Ah, yes, I should have assumed someone would dredge up Scott v. Sandford, 60 U.S. 393 (1856).
Chief Justice Taney did not say that Congress could not make a law freeing slaves.
Indeed, the Court was not ruling on the issue. The Court was ruling whether a) Dred Scott, a slave, was a citizen of the United States entitled to sue in federal court; b) Dred Scott had become a free person by travelling into the federally organized territory of Upper Louisiana; and c) Dred Scott had become a free person by travelling to the territory of the State of Illinois.

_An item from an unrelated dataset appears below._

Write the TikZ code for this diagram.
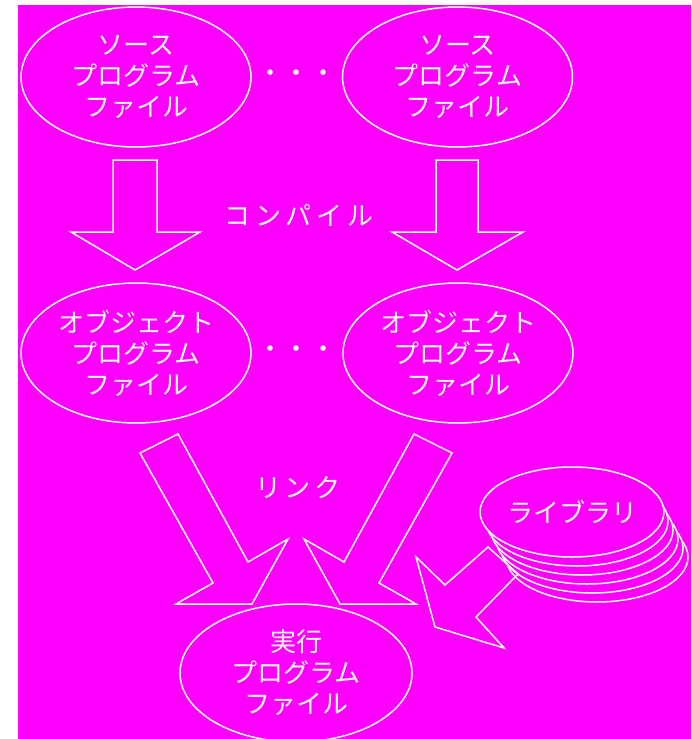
\documentclass[tikz,border=0pt]{standalone}
\usepackage{fontspec}
\newfontfamily\jp{Noto Sans CJK JP}
\usetikzlibrary{shapes.geometric}
\definecolor{bgmag}{RGB}{255,0,255}
\tikzset{
  oval/.style={ellipse, draw=white, line width=1.5pt, text=white,
    font=\jp\fontsize{26}{31}\selectfont, align=center,
    minimum width=230pt, minimum height=140pt, inner sep=0pt, outer sep=0pt},
  disk/.style={ellipse, draw=white, fill=bgmag, line width=1.5pt, text=white,
    font=\jp\fontsize{26}{31}\selectfont,
    minimum width=182pt, minimum height=90pt, inner sep=0pt, outer sep=0pt},
  blockarrow/.style={draw=white, line width=1.5pt, line join=miter},
  lbl/.style={text=white, inner sep=0pt},
}
\begin{document}
\begin{tikzpicture}[x=1pt,y=-1pt]
\useasboundingbox (0,0) rectangle (691,739);
\clip (0,0) rectangle (691,739);
\fill[white] (0,0) rectangle (691,739);
\fill[bgmag] (18,5) rectangle (691,739);

% source files
\node[oval] (src1) at (136,77) {ソース\\プログラム\\ファイル};
\node[oval] (src2) at (457.5,77) {ソース\\プログラム\\ファイル};
\node[lbl, font=\jp\fontsize{26}{31}\selectfont\addfontfeature{LetterSpace=2}] (dots1) at (297,73) {\vphantom{ソ}・・・};

% compile arrows
\draw[blockarrow] (113,160) -- (157,160) -- (157,232) -- (200,232) -- (135,270) -- (71,232) -- (113,232) -- cycle;
\draw[blockarrow] (436,160) -- (478,160) -- (478,232) -- (523,232) -- (457,270) -- (392,232) -- (436,232) -- cycle;
\node[lbl, font=\jp\fontsize{26}{31}\selectfont\addfontfeature{LetterSpace=19}] (compile) at (299,215) {コンパイル};

% object files
\node[oval] (obj1) at (136,353) {オブジェクト\\プログラム\\ファイル};
\node[oval] (obj2) at (458,353) {オブジェクト\\プログラム\\ファイル};
\node[lbl, font=\jp\fontsize{26}{31}\selectfont\addfontfeature{LetterSpace=2}] (dots2) at (297,349) {\vphantom{ソ}・・・};

% link arrows
\draw[blockarrow] (140,453) -- (178,434) -- (248,562) -- (288,539) -- (252,604) -- (176,604) -- (213,583) -- cycle;
\draw[blockarrow] (452,453) -- (414,434) -- (344,562) -- (304,539) -- (340,604) -- (416,604) -- (379,583) -- cycle;
\node[lbl, font=\jp\fontsize{26}{31}\selectfont\addfontfeature{LetterSpace=12}] (link) at (298,488) {リンク};

% library stack
\node[disk] (lib5) at (597,557) {};
\node[disk] (lib4) at (592,548) {};
\node[disk] (lib3) at (587,539) {};
\node[disk] (lib2) at (582,530) {};
\node[disk] (lib1) at (577,521) {};
\node[disk] (lib) at (572,512) {ライブラリ};

% library arrow
\draw[blockarrow] (488,547) -- (445,585) -- (416,557) -- (435,627) -- (504,648) -- (476,617) -- (518,574) -- cycle;

% executable
\node[oval, minimum width=232pt, minimum height=138pt] (exe) at (296,673) {実行\\プログラム\\ファイル};
\end{tikzpicture}
\end{document}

As to a), the Court ruled that slaves were not citizens under the Constitution
As to c), the Court ruled that he did not, because of the prior holding of the Court in Strader et al. v. Graham, 10th Howard, 82 (sorry, I can’t find the modern citation).
As to b), the Court ruled that he did not. In so ruling, the Court determined that the unorganized territory was governed by the limitations on federal power placed in the Constitution, and that the Constitution conferred no power on Congress to eliminate the property rights of a person who transported that property from a state in which the property was legally owned to a federal territory. This ruling was not grounded solely in the provisions of the Fifth Amendment.
Indeed, the quote from the opinion does not support the proposition offered by nebuli. It simply states that the property bond properly formed elsewhere cannot be severed merely through transportation from a state into federal territory without violating due process.
Which leaves us exactly where we started; Congress might have been prevented under Article I from freeing slaves because it wasn’t the exercise of a specifically granted power, Congress was prohibited from preventing the interstate commerce of slavery for 20 years, impliedly permitting the ownership of slaves for those 20 years, Congress could not deprive the owner of his property without due process, and due process did not include taking away that ownership status simply because the property entered the federal territory or another state.